Newcastle Memorial Walk wins award for engineering excellence

WALK THIS WAY: Rhianna Drinkall and Monique Calais, right, enjoying the award-winning Memorial Walk on Thursday. Picture: Marina Neil

WALK THIS WAY: Rhianna Drinkall and Monique Calais, right, enjoying the award-winning Memorial Walk on Thursday. Picture: Marina Neil

NEWCASTLE’S spectacular Memorial Walk has been recognised as one of the best engineered projects in Australia at an annual industry awards night.

The 450-metre cliff-top steel walkway took home one of six awards for engineering excellence at the Engineers Australia awards ceremony held in Brisbane on Wednesday evening.

The popular tourist attraction, which links Strzelecki Lookout to Bar Beach, had earlier scooped the industry body’s best project in the Newcastle division.

Charlestown engineer Neil Petherbridge, the principal engineer of Northrop Consulting Engineers, said the honour was a major coup for his firm

It is the first national award Northrop Consulting Engineers has won.

“It’s a very nice feeling,” Mr Petherbridge told the Newcastle Herald on Thursday.

“We went with no expectations, so we were pretty pleased to come away with this.”

Mr Petherbridge said the award recognised the challenging environment where construction took place.

Chief among the engineering difficulties were how to build a 64-tonne walkway where site access is extremely limited.

The centrepiece of the walk is the 160-metre long suspended footbridge, which adorns the silhouettes of steel soldiers inscribed with the names of nearly 4000 Hunter WWI servicemen and women.
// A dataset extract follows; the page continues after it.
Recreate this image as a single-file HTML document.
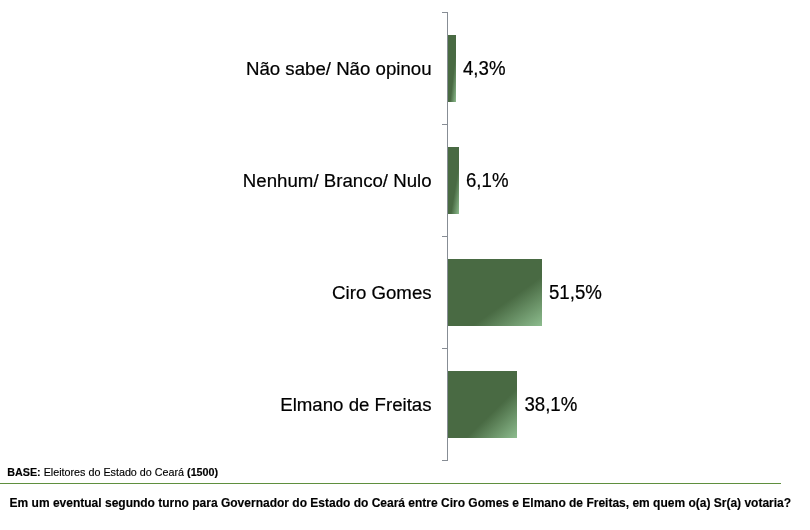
<!DOCTYPE html>
<html>
<head>
<meta charset="utf-8">
<title>Pesquisa</title>
<style>
html,body{margin:0;padding:0;background:#fff;}
body{width:810px;height:530px;overflow:hidden;font-family:"Liberation Sans",sans-serif;}
svg{display:block;}
text{font-family:"Liberation Sans",sans-serif;fill:#000;stroke:#000;stroke-width:0.2px;stroke-linejoin:round;}
.cat{font-size:18.67px;text-anchor:end;}
.val{font-size:18.67px;text-anchor:start;}
.base{font-size:10.75px;stroke-width:0.15px;}
.q{font-size:12.01px;font-weight:bold;stroke-width:0.15px;}
</style>
</head>
<body>
<svg width="810" height="530" viewBox="0 0 810 530">
  <defs>
    <linearGradient id="g" x1="0" y1="0" x2="1" y2="1">
      <stop offset="0" stop-color="#496a43"/>
      <stop offset="0.63" stop-color="#496a43"/>
      <stop offset="1" stop-color="#8dbc8e"/>
    </linearGradient>
  </defs>
  <rect x="0" y="0" width="810" height="530" fill="#ffffff"/>

  <!-- bars -->
  <rect x="448" y="35" width="8" height="67" fill="url(#g)"/>
  <rect x="448" y="147" width="11" height="67" fill="url(#g)"/>
  <rect x="448" y="259" width="94" height="67" fill="url(#g)"/>
  <rect x="448" y="371" width="69" height="67" fill="url(#g)"/>

  <!-- axis -->
  <g fill="#878d95">
    <rect x="447" y="12" width="1" height="449"/>
    <rect x="442" y="12" width="5" height="1"/>
    <rect x="442" y="124" width="5" height="1"/>
    <rect x="442" y="236" width="5" height="1"/>
    <rect x="442" y="348" width="5" height="1"/>
    <rect x="442" y="460" width="5" height="1"/>
  </g>

  <!-- category labels -->
  <text class="cat" x="431.6" y="75.3">Não sabe/ Não opinou</text>
  <text class="cat" x="431.6" y="187.3">Nenhum/ Branco/ Nulo</text>
  <text class="cat" x="431.6" y="299.3">Ciro Gomes</text>
  <text class="cat" x="431.6" y="411.3">Elmano de Freitas</text>

  <!-- values -->
  <text class="val" transform="translate(463 75.3) scale(1 1.04)">4,3%</text>
  <text class="val" transform="translate(466 187.3) scale(1 1.04)">6,1%</text>
  <text class="val" transform="translate(549 299.3) scale(1 1.04)">51,5%</text>
  <text class="val" transform="translate(524.4 411.3) scale(1 1.04)">38,1%</text>

  <!-- footer -->
  <text class="base" x="7.2" y="475.8"><tspan font-weight="bold">BASE:</tspan> Eleitores do Estado do Ceará <tspan font-weight="bold">(1500)</tspan></text>
  <rect x="0" y="483" width="781" height="1" fill="#5f8f3e"/>
  <text class="q" x="9.6" y="507.2">Em um eventual segundo turno para Governador do Estado do Ceará entre Ciro Gomes e Elmano de Freitas, em quem o(a) Sr(a) votaria?</text>
</svg>
</body>
</html>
“There is pretty much no access at all,” Mr Petherbridge said. “We had to precast all the columns, bolt them down and the individual segments needed to be lifted in. Everyone worked really closely together – it was a collaborative effort to make it work.”

The Memorial Walk was mostly built off-site and lifted into place. Picture: Marina Neil

The Memorial Walk was mostly built off-site and lifted into place. Picture: Marina Neil

The project was nearly five years in planning and construction before it officially opened on April 24, 2015, to commemorate the centenary of Anzac.

Rhianna Drinkall, 22, and Monique Calais, 21, who were at the walkway on Thursday from Cooranbong, said it offered unrivalled views of the coast.

“I like that it has a purpose – it’s pretty – but also the fact it commemorates the Anzac legend is really special,” Miss Calais said.